|What, me worry?|
A politician can be forgiven a few miscues, after all he or she is trying to appeal to a large cross-section of voters and it is easy to get lost in his or her own rhetoric from time to time. However, this presidential campaign looks like it will keep Politifact very busy.
The problem is that candidates don't seem to work from the same set of data. They present conflicting reports, if they bother to do so at all, on everything from the Affordable Care Act to Climate Change. It's not like this data can't be checked. For matters concerning the government, we have the Government Accounting Office, or GAO, which is bipartisan. For matters of science, we have a variety of esteemed sources to draw from. But, if these facts don't play into your political message, they tend to be discarded, so the candidates will turn to other less reliable sources in an attempt to bolster their arguments.

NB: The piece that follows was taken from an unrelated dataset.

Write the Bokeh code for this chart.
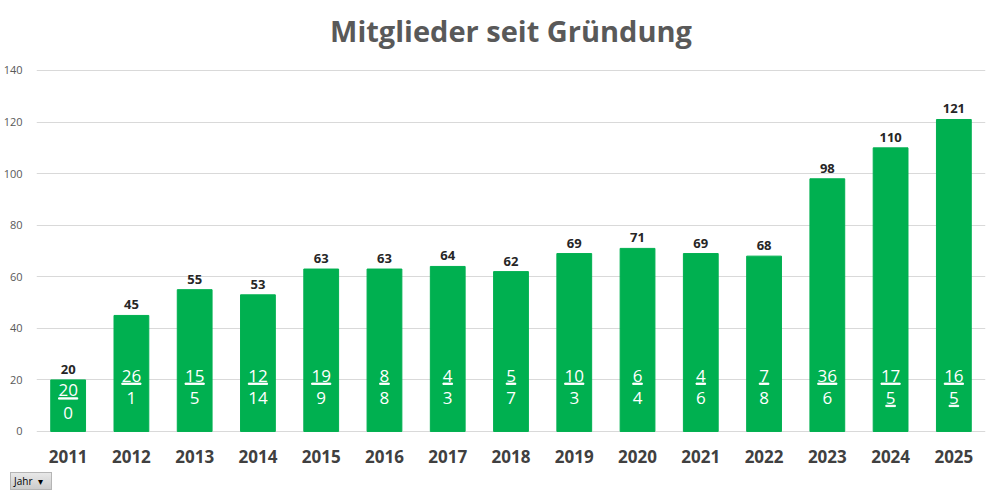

So far, Ted Cruz has been the loosest with the facts, according to Politifact, which found him to be wrong a whopping 68% of the time. True or mostly true a miserable 17% of the time. But, Ted doesn't have to worry too much because the conservative echo chamber has gone out of its way to paint Politifact as a "liberal" institution, therefor not to be trusted.
This has proved very convenient for conservatives, who view any criticism coming from the "lamestream" media, as Sarah Palin fondly put it, as biased. The only news source to be trusted is Fox News. Yet, even on their favorite network, Republican candidates find themselves being called out by Chris Wallace, Megyn Kelly, and Juan Williams. The most recent example was Chris Wallace taking Rick Santorum to task for questioning the Pope on global warming. This normally friendly venue for conservative politicians has become a rather slippery slope for presidential wannabes.
It is nice to see Fox challenge these candidates, because many of them avoid the "lamestream" press out of fear of being grilled on their positions, which in most cases run counter to conventional wisdom. Still, Fox gives these politicians far too much leeway to squirm out of their more contentious statements, giving Jeb Bush four tries to distance himself from his brother George on the Iraq War. Now, Jeb seems to be standing by his father, not his brother on Foreign Policy. We can only wish our teachers had allowed us so many make-up exams in high school.
In a long campaign, which will drag out until next summer's conventions, these candidates can only hope that the electorate will forget their early miscues and remember what they said last. Unfortunately, as Mitt found out in 2012, it doesn't work that way. There are rival campaigns who will remind you of each and every misstep along the way. It's kind of like your mother correcting your version of a past event in front of your friends. It can be quite embarrassing. Mitt was never able to live down his 47% comment.
What these candidates seem to forget is that when you cater to the lowest common denominator of your political base, it is hard to effectively overcome these gaffes on a national stage. This isn't a Congressional district race or even a State Senate of Governor's race. This is a Presidential race in which you have to appeal to a broad cross-section of the country.
Knowing this, you would think presidential candidates would be more careful on the campaign trail. Sadly, no. You have compulsive liars like Ted Cruz and those who try to get away with one from time to time, thinking no one will call them on it. After all, they can always say they misspoke, or blame the liberal press for taking their words out of context.